By now Bill was beginning to make friends at Harvard. He met James Le Baron Boyle, who was also studying English and who later went to the Sorbonne and got his PhD with a thesis on Proust. He was a member of the Advocate team. He had a big red Irish face, full lips with crooked teeth, and smoked a pipe. He had developed a number of idiosyncratic mannerisms, all designed to amuse and entertain. He claimed to descend from royalty, but his mother was a cleaning woman. He was gay and Burroughs went to bed with him once, but not until after Harvard. Boyle’s mother wouldn’t let Bill in the house because she thought he was sinister.

Continuing, Miles describes Boyle’s romantic liaison with Richard Stern, one of the “wild boys” in Burroughs’s entourage:

About a year after getting to know Boyle, Burroughs met Richard Stern, of the Stern investment bank family, who was at Harvard Business School. … Another time, Bill invited Stern over for a drink and James Boyle was already there visiting. Bill introduced them and they hit it off right away and became lovers. James had no money but Richard had plenty. They lived together at Harvard and on and off for the rest of their lives, spending summers together and making foreign trips. Boyle turned up in Tangier in the fifties when Burroughs was there and spent two weeks.

It is likely that Dr. Boyle was about to embark on one of these summer sojourns when he wrote the postcard to Burroughs in June 1962.

            A stalwart in the English Department for many years, Boyle was renowned at King’s College for his campy eccentricity, wit, and thoroughly idiosyncratic behavior. At a time when King’s was still fairly straitlaced, Boyle stuck out like a sore thumb: a wry master of improvisation and innuendo. One of his students still remembers, even half a century later, the admixture of “booze and lavender” that “Dr. Boo” exuded as he sailed into the classroom, exclaiming entrance lines like: “It smells as if someone’s been flogging ants in here!” Resident of a modest walk-up flat in a rowhouse next to the King’s parking lot, Boyle would often complain of the slovenly habits of his pet parrot, which he named Onan “because it spills its seed.”

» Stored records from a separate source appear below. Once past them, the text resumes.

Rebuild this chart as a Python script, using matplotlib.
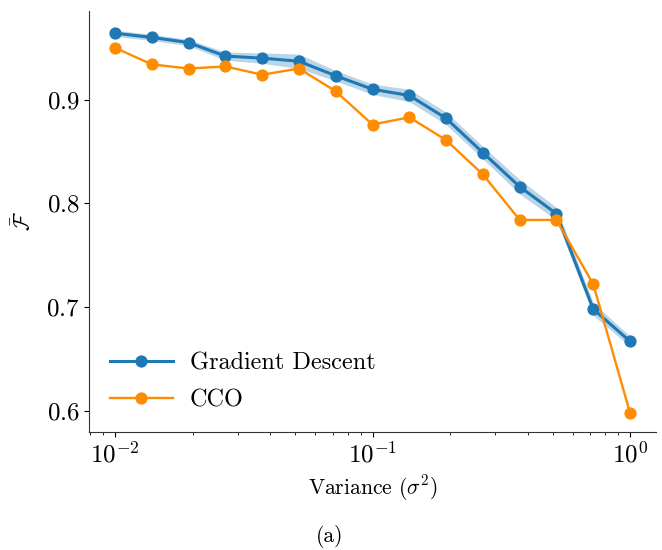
import numpy as np
import matplotlib.pyplot as plt

plt.rcParams['font.family'] = 'cmr10'
plt.rcParams['mathtext.fontset'] = 'cm'
plt.rcParams['axes.formatter.use_mathtext'] = True

# variance values (log spaced, 15 points)
variance = [0.01, 0.0139, 0.0193, 0.0268, 0.0373, 0.0518, 0.0720,
            0.1, 0.139, 0.193, 0.268, 0.373, 0.518, 0.720, 1.0]

gd_mean = [0.964, 0.960, 0.955, 0.942, 0.940, 0.937, 0.923,
           0.910, 0.904, 0.882, 0.849, 0.816, 0.790, 0.698, 0.667]
gd_std = [0.003, 0.003, 0.003, 0.004, 0.005, 0.007, 0.005,
          0.005, 0.006, 0.006, 0.006, 0.007, 0.006, 0.006, 0.005]

cco = [0.950, 0.934, 0.930, 0.932, 0.924, 0.930, 0.908,
       0.876, 0.883, 0.861, 0.828, 0.784, 0.784, 0.722, 0.598]

fig = plt.figure(figsize=(6.62, 5.5), dpi=100)
ax = fig.add_axes([0.1348, 0.2145, 0.8558, 0.7655])

gd_mean = np.array(gd_mean)
gd_std = np.array(gd_std)
ax.fill_between(variance, gd_mean - gd_std, gd_mean + gd_std,
                color='#1f77b4', alpha=0.3, linewidth=0)
ax.plot(variance, gd_mean, '-o', color='#1f77b4', lw=2.2, ms=7.8,
        label='Gradient Descent')
ax.plot(variance, cco, '-o', color='darkorange', lw=1.7, ms=7.8, label='CCO')

ax.set_xscale('log')
ax.set_yticks([0.6, 0.7, 0.8, 0.9])
ax.set_xlabel(r'Variance ($\sigma^2$)', fontsize=15.5)
ax.set_ylabel(r'$\bar{\mathcal{F}}$', fontsize=15.5, labelpad=8)
ax.tick_params(labelsize=18)
for s in ['left', 'bottom']:
    ax.spines[s].set_color('#333333')
ax.spines['top'].set_visible(False)
ax.spines['right'].set_visible(False)
ax.legend(loc='lower left', frameon=False, fontsize=17.5, handlelength=2.6,
          borderaxespad=0.55, borderpad=0.3, labelspacing=0.62,
          handletextpad=0.7)

fig.text(0.4985, 0.024, '(a)', ha='center', va='center', fontsize=15.5)

fig.savefig('out.png', dpi=100)
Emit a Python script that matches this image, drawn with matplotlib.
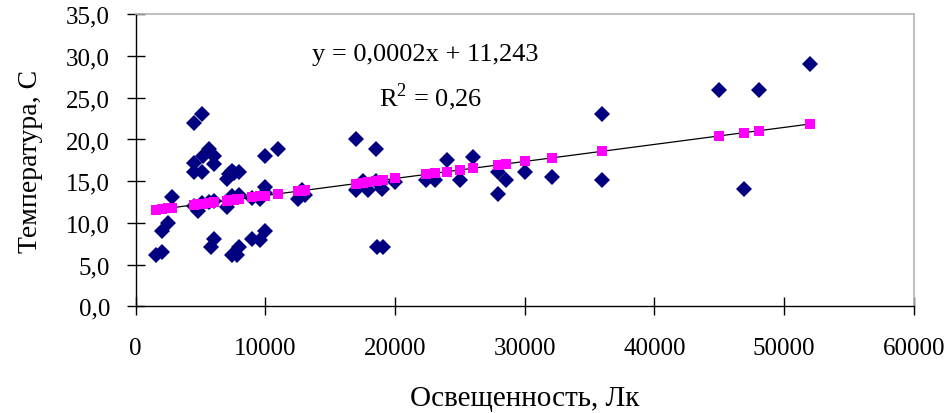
import numpy as np
import matplotlib
matplotlib.use("Agg")
import matplotlib.pyplot as plt
from matplotlib.ticker import FuncFormatter, MultipleLocator

# Data
# illumination, lx
lux = [1565, 2000, 2000, 2500, 2800,
       4520, 4520, 4520, 4520, 4780, 5090, 5090, 5090, 5160, 5650, 5650,
       5800, 6060, 6060, 6060, 6060,
       7010, 7010, 7200, 7400, 7400, 7400, 7560, 7790, 7990, 7990, 7990,
       8940, 8940, 9580, 9580, 9970, 9970, 9970, 9970,
       10950, 12540, 12800, 13050,
       16990, 16990, 17500, 17930, 18530, 18530, 18580, 18960, 19090, 19990,
       22380, 23080, 24030, 25000, 25980, 27960, 27960, 28550, 30040, 32070,
       35950, 35950, 44970, 46920, 48060, 51990]
# temperature, C
temp = [6.1, 6.5, 9.0, 10.0, 13.1,
        22.0, 17.2, 16.1, 12.0, 11.4, 23.0, 16.1, 12.4, 18.0, 18.9, 12.5,
        7.1, 18.0, 17.0, 8.1, 12.6,
        15.3, 11.9, 15.8, 6.1, 16.2, 13.2, 16.0, 6.1, 16.1, 7.1, 13.4,
        8.1, 13.0, 8.0, 12.9, 9.0, 18.0, 14.3, 13.6,
        18.9, 12.9, 14.0, 13.3,
        20.0, 14.0, 15.0, 14.0, 18.9, 15.0, 7.1, 14.1, 7.1, 14.9,
        15.1, 15.1, 17.5, 15.1, 17.9, 16.1, 13.5, 15.1, 16.1, 15.5,
        23.0, 15.1, 25.9, 14.1, 25.9, 29.0]

# linear trend shown on the chart
trend_slope = 0.000204
trend_intercept = 11.243
eq_text = "y = 0,0002x + 11,243"
r2_text = "R$^2$ = 0,26"

x = np.array(lux)
y = np.array(temp)
y_fit = trend_intercept + trend_slope * x

plt.rcParams['font.family'] = ['Liberation Serif', 'DejaVu Serif']
plt.rcParams['mathtext.fontset'] = 'custom'
plt.rcParams['mathtext.rm'] = 'Liberation Serif'

fig = plt.figure(figsize=(9.47, 4.14), dpi=100)
ax = fig.add_axes([0.1433, 0.2577, 0.8215, 0.7053])

ax.plot(x, y, linestyle='none', marker='D', ms=7.8, color='#000080',
        markeredgewidth=0, zorder=3)
ax.plot([x.min(), x.max()], [y_fit.min(), y_fit.max()], color='black',
        lw=0.9, zorder=4)
ax.plot(x, y_fit, linestyle='none', marker='s', ms=6.5, color='#ff00ff',
        markeredgewidth=0, zorder=5)

ax.text(22300, 30.2, eq_text, ha='center', va='center', fontsize=19)
ax.text(22750, 25.2, r2_text, ha='center', va='center', fontsize=19)

ax.set_xlim(0, 60000)
ax.set_ylim(0, 35)
ax.xaxis.set_major_locator(MultipleLocator(10000))
ax.yaxis.set_major_locator(MultipleLocator(5))
ax.yaxis.set_major_formatter(FuncFormatter(lambda v, p: f"{v:.1f}".replace('.', ',')))
ax.xaxis.set_major_formatter(FuncFormatter(lambda v, p: f"{v:.0f}"))

ax.tick_params(axis='both', direction='inout', length=13, width=1,
               labelsize=18, top=False, right=False)
ax.tick_params(axis='x', pad=15.5)
ax.tick_params(axis='y', pad=12)

for s in ['left', 'bottom']:
    ax.spines[s].set_color('black')
    ax.spines[s].set_linewidth(1)
for s in ['top', 'right']:
    ax.spines[s].set_color('#b4b4b4')
    ax.spines[s].set_linewidth(1.2)

ax.set_xlabel('Освещенность, Лк', fontsize=21, labelpad=19)
ax.set_ylabel('Температура, С', fontsize=20, labelpad=17)

fig.savefig('out.png', dpi=100)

            Boyle, who stood head-and-shoulders above most of the faculty in stature as well as scholarship, flaunted his academic credentials by sporting ostentatious regalia on formal occasions: ermine-lined toges and epitoges with colorful, gaudy flourishes—topped by a velvet, brioche-like mortier perched on his skull, far more conspicuous than the run-of-the-mill caps and gowns worn by his more austere colleagues. His mien and movements were quite dazzling, especially in the soot-laden atmosphere that blanketed the Wyoming Valley in the later days of the coal industry.

            I never took a class taught by Boyle, but it was impossible to escape his dominant presence on campus. My most vivid picture of him was one that appeared in the college’s student newspaper, The Crown, in 1966 or so, after his return from Africa, where he had been an exchange teacher of sorts. The photo shows him sitting regally in an ornate chair draped with a leopard skin, as if he had just been spending a quiet evening reading Evelyn Waugh’s Black Mischief.

            But the Burroughs posse was not the only social circle that Boyle frequented. Clippings from the society pages of Palm Beach newspapers in the 1950s indicate he also broke bread with the idle “liquorati.” In 1956, the eccentric bon vivant was a guest at a posh dinner party at the Everglades Club’s Orange Gardens, along with Gregg Sherwood, an oft-wedded showgirl in the 1940s and ’50s who eventually married Horace Elgin Dodge Jr., scion of the automobile family and described by one wag as “the only Dodge who ran on bourbon.” Boyle’s date for the evening was Trevor Howell. A man by that name would later be jailed for shoving Frank Zappa off a London stage.

            “Dr. Boo” sloughed off his mortal Boyle while on a Bahamas cruise in January 1973. The 62-year-old was pronounced dead at Princess Margaret Hospital in Nassau, an appropriate royal setting for the most imperious pretender ever to cruise the halls of the College of Christ the King—a man who, far ahead of his time, intimated to his students that there was a queerer world beyond their ken.

 

Edward Moran, a writer and literary historian, served as associate editor of the four-volume World Authors reference series.